I'm sure it's not my imagination, but it seemed as if the logo at the top left corner of the forum reverted to 1989 (when DBS was but a glimmer in someone's eye) and was a crude 2-dimensional line drawing (in lovely green on black), this the last time I visited.

And now, it's back to 2009, apparently


----------



## Tom Robertson (Nov 15, 2005)

The key date of the change was April 1... 

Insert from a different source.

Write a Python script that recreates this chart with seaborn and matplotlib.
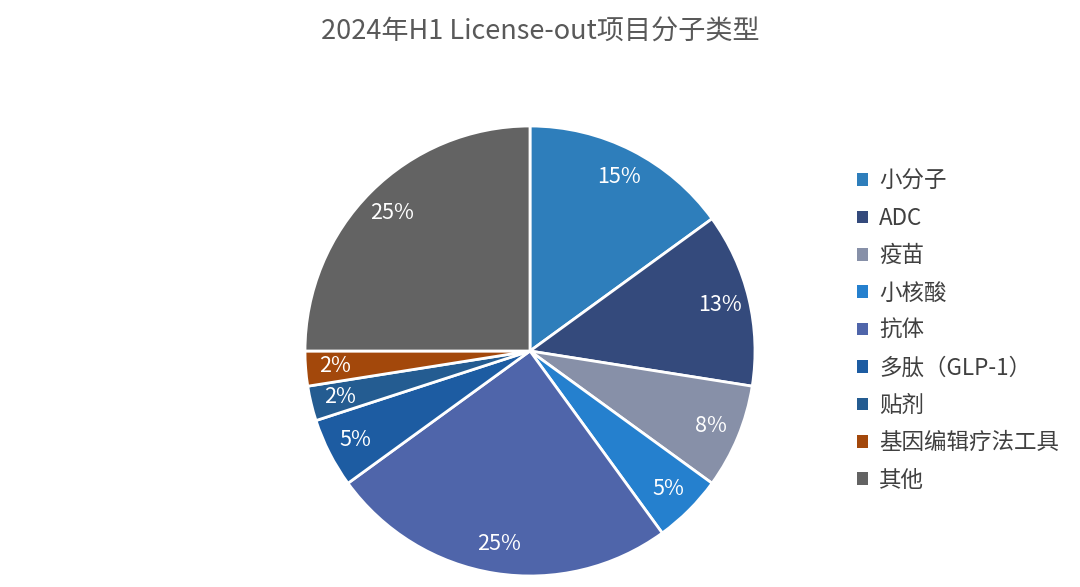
import matplotlib
matplotlib.use("Agg")
import matplotlib.pyplot as plt
from matplotlib.patches import Patch
import seaborn as sns
import math

categories = ["小分子", "ADC", "疫苗", "小核酸", "抗体", "多肽（GLP-1）", "贴剂", "基因编辑疗法工具", "其他"]
counts = [6, 5, 3, 2, 10, 2, 1, 1, 10]
pct_labels = ["15%", "13%", "8%", "5%", "25%", "5%", "2%", "2%", "25%"]
colors_hex = ["#2E7EBB", "#344A7C", "#8790A8", "#2580CE", "#4F65AA", "#1D5CA2", "#245C91", "#A3480B", "#636363"]
title = "2024年H1 License-out项目分子类型"

sns.set_theme(style="white")
plt.rcParams['font.family'] = ['Noto Sans CJK SC', 'DejaVu Sans']
palette = sns.color_palette(colors_hex)

fig = plt.figure(figsize=(10.8, 5.87), dpi=100)
W, H = 1080, 587
cx, cy, r = 530, 351, 225
ax = fig.add_axes([(cx - r) / W, (H - cy - r) / H, 2 * r / W, 2 * r / H])

wedges, _ = ax.pie(counts, colors=palette, startangle=90, counterclock=False,
                   radius=1.0, wedgeprops=dict(edgecolor="white", linewidth=2))
total = sum(counts)
ang = 90.0
for w, c, lab in zip(wedges, counts, pct_labels):
    span = 360.0 * c / total
    mid = math.radians(ang - span / 2)
    ang -= span
    ax.text(0.87 * math.cos(mid), 0.87 * math.sin(mid), lab, ha="center", va="center",
            color="white", fontsize=15.5)
ax.set_xlim(-1, 1)
ax.set_ylim(-1, 1)
ax.set_aspect("equal")
ax.axis("off")

fig.text(540 / W, 1 - 32 / H, title, ha="center", va="center", fontsize=19.5, color="#595959")

handles = [Patch(facecolor=col, edgecolor="none") for col in palette]
leg = fig.legend(handles, categories, loc="upper left", bbox_to_anchor=(857 / W, 1 - 169.5 / H),
                 frameon=False, fontsize=16.2, handlelength=0.48, handleheight=0.48,
                 handletextpad=0.5, labelspacing=0.64, borderaxespad=0, borderpad=0)
for t in leg.get_texts():
    t.set_color("#404040")

fig.savefig("out.png", dpi=100, facecolor="white")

Since we're past all that, we've changed back to the normal one.


----------



## DtvSlave (Nov 14, 2007)

I was very suprised not to see an Easter Logo up there this morning. One of the things I like about visiting this forum is you never know what logo your gonna see when you wake up and click on DBSTalk.


----------



## Stuart Sweet (Jun 19, 2006)

My apologies for not doing an Easter logo. I had thought about it, but life sort of got away from me. I'll see what I can pull together for next year.


----------



## BubblePuppy (Nov 3, 2006)

Stuart Sweet said:


> My apologies for not doing an Easter logo. I had thought about it, but life sort of got away from me. I'll see what I can pull together for next year.


 Hey Stuart,
You have a second chance next Sunday, it's Easter for the Orthodox faiths.


----------



## hdtvfan0001 (Jul 28, 2004)

I'm looking forward to the fireworks animation spitting out of the LNB's in the logo for the 4th of July...


----------



## DtvSlave (Nov 14, 2007)

Hey someone brought out the jelly beans


----------



## Nick (Apr 23, 2002)

Just in the _'Nick'_ of time... :grin:










Well done, Stu!


----------



## BubblePuppy (Nov 3, 2006)

DtvSlave said:


> Hey someone brought out the jelly beans


Are those Jelly Belly's or just plain jelly beans?


----------



## James Long (Apr 17, 2003)

I was thinking eggs, but what do I know?


----------



## BubblePuppy (Nov 3, 2006)

Now Stu,
Don't forget about next sunday. We like jelly beans too. Oh and Peeps also.:grin:


----------



## Stuart Sweet (Jun 19, 2006)

They were actually eggs in a basket but I thought, hey that could be jelly beans or eggs, so it meant IMO it was a perfect choice.


----------



## Drew2k (Aug 16, 2006)

Stuart, nice! Hope that didn't take away any family time, but thanks for thinking of us!


----------



## Draconis (Mar 16, 2007)

I was thinking Jelly beans as well. Either way, it looks very good.


----------



## roadrunner1782 (Sep 28, 2008)

Jelly beans or eggs it still looks good. Great job Stuart!


----------



## DtvSlave (Nov 14, 2007)

Jelly beans or eggs - making those graphics is something i can't do so they look graet either way - thanks


----------